Die Medien berichten darüber, dass Bürger zur Geltendmachung ihrer Ansprüche aus den vielfältigsten Lebensbereichen zur Führung eines Zivilprozesses geradezu gezwungen werden. Den jeweiligen Mandanten war jedoch regelmäßig mitzuteilen, dass die ihnen hierfür entstandenen Aufwendungen keine steuerliche Berücksichtigung finden. Die jüngste Entscheidung des Bundesfinanzhofes vom 12.5.2011 trägt diesem Umstand verstärkt Rechnung.

Bisher wurden Prozesskosten nur dann als außergewöhnliche Belastung steuermindernd berücksichtigt, wenn die zugrunde liegenden Prozesse für den Steuerpflichtigen einen existenziell wichtigen Bereich des Lebens berührten.
Da der Steuerpflichtige trotz unsicherer Erfolgsaussichten gezwungen sei, den Zivilprozess zu führen, wurden diese nicht berücksichtigt.
Mit dem o.a.
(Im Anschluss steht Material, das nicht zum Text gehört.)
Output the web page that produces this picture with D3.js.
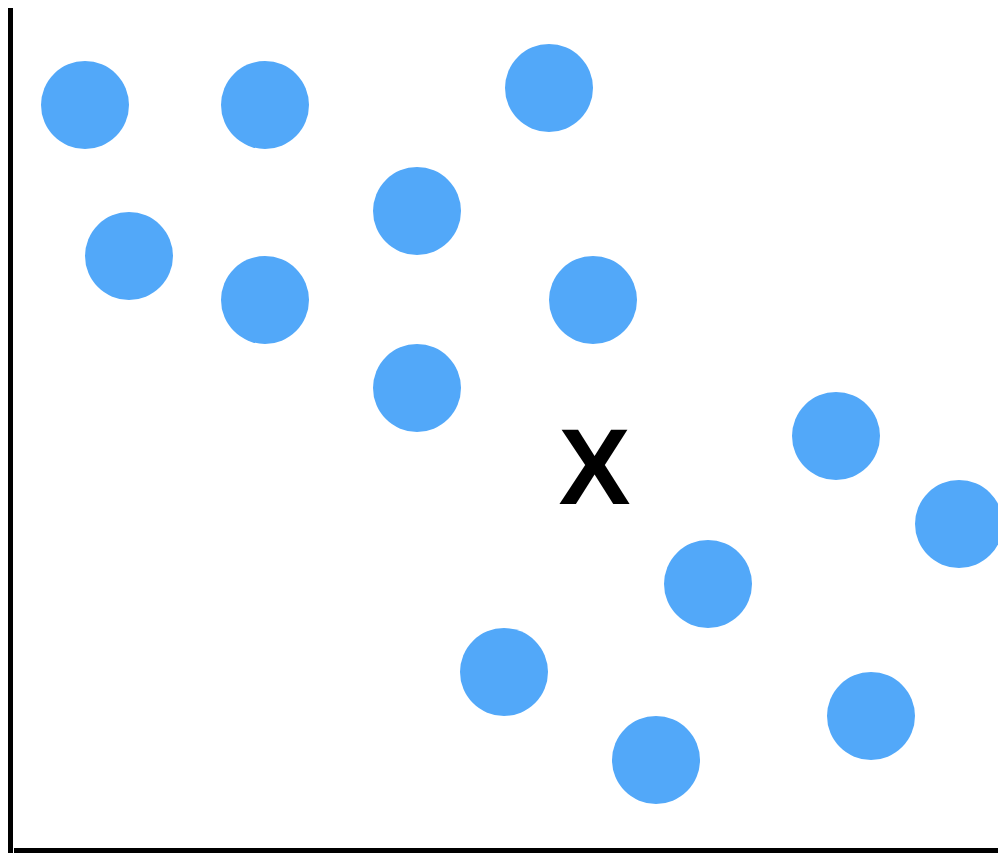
<!DOCTYPE html>
<html lang="en">
<head>
    <meta charset="UTF-8">
    <title> Scatter X </title>
    <script type="text/javascript" src="https://cdn.jsdelivr.net/npm/d3@7"></script>
    <style type="text/css">
        body { margin: 0; background: #fff; }
    </style>
</head>
<body>
    <script type="text/javascript">
        //Width and height
        var w = 998;
        var h = 853;

        //Point positions (x right, y up from the x axis)
        var xValues = [85, 265, 549, 129, 265, 417, 593, 417, 836, 959, 708, 504, 656, 871];
        var yValues = [745, 745, 762, 594, 550, 639, 550, 462, 414, 326, 266, 178, 90, 134];

        //Marker label
        var markerLabel = "X";
        var markerX = 594.5;
        var markerY = 346;

        var dataset = xValues.map(function(d, i) { return [d, yValues[i]]; });

        //Create scale functions
        var xScale = d3.scaleLinear()
            .domain([0, 1000])
            .range([0, 1000]);

        var yScale = d3.scaleLinear()
            .domain([0, 850])
            .range([850, 0]);

        //Create SVG element
        var svg = d3.select("body")
            .append("svg")
            .attr("width", w)
            .attr("height", h);

        //Axes
        svg.append("line")
            .attr("x1", 10.5).attr("x2", 10.5)
            .attr("y1", 8).attr("y2", h)
            .attr("stroke", "#000")
            .attr("stroke-width", 5);

        svg.append("line")
            .attr("x1", 14).attr("x2", w)
            .attr("y1", 850.5).attr("y2", 850.5)
            .attr("stroke", "#000")
            .attr("stroke-width", 5);

        //Create circles
        svg.selectAll("circle")
            .data(dataset)
            .enter()
            .append("circle")
            .attr("cx", function(d) { return xScale(d[0]); })
            .attr("cy", function(d) { return yScale(d[1]); })
            .attr("r", 44)
            .attr("fill", "#52a8f9");

        //Label
        svg.append("text")
            .text(markerLabel)
            .attr("x", xScale(markerX))
            .attr("y", yScale(markerY))
            .attr("text-anchor", "middle")
            .attr("font-family", "Liberation Sans, Arial, sans-serif")
            .attr("font-weight", "bold")
            .attr("font-size", "108px")
            .attr("fill", "#000");
    </script>
</body>
</html>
Urteil kommt der BFH zu der Erkenntnis, dass die Staatsbürger zur gewaltfreien Lösung von Rechtsstreitigkeiten und Interessenkonflikten auf den Rechtsweg verwiesen werden. Infolgedessen erwachsen dem Steuerpflichtigen die Zivilprozesskosten unabhängig vom Gegenstand des jeweiligen Zivilrechtsstreits zwangsläufig.
Der BFH stellt in seiner höchstrichterlichen Entscheidung folgende Grundsätze auf: Die Zivilprozesskosten sind, wenn die beabsichtigte Rechtsverfolgung oder Rechtsverteidigung eine hinreichende Erfolgsaussicht bietet und nicht mutwillig ist, berücksichtigungsfähig. Eine hinreichende Erfolgsaussicht wird unterstellt, wenn der Erfolg mindestens ebenso wahrscheinlich ist wie der Misserfolg.
Die Kosten sind insoweit absetzbar, als sie notwendig sind und einen angemessenen Betrag nicht überschreiten. Der Umfang der berücksichtigungsfähigen Prozesskosten umfasst Rechtsanwalts- und Gerichtskosten, außergerichtliche Gebühren, Gebühren für den Gerichtsvollzieher, die Reisekosten der Beteiligten sowie die Entschädigung für ihr Zeitversäumnis. Leistungen aus einer bestehenden etwaigen Rechtsschutzversicherung sind entsprechend gegenzurechnen.
Es ist daher bei allen noch offenen Veranlagungen durch den Steuerpflichtigen zu prüfen, ob entstandene Zivilprozesskosten nachträglich steuerliche Berücksichtigung finden können. Zumindest aber sollten die entstandenen Kosten aus Zivilprozessen in allen zukünftigen Einkommensteuererklärungen angesetzt werden.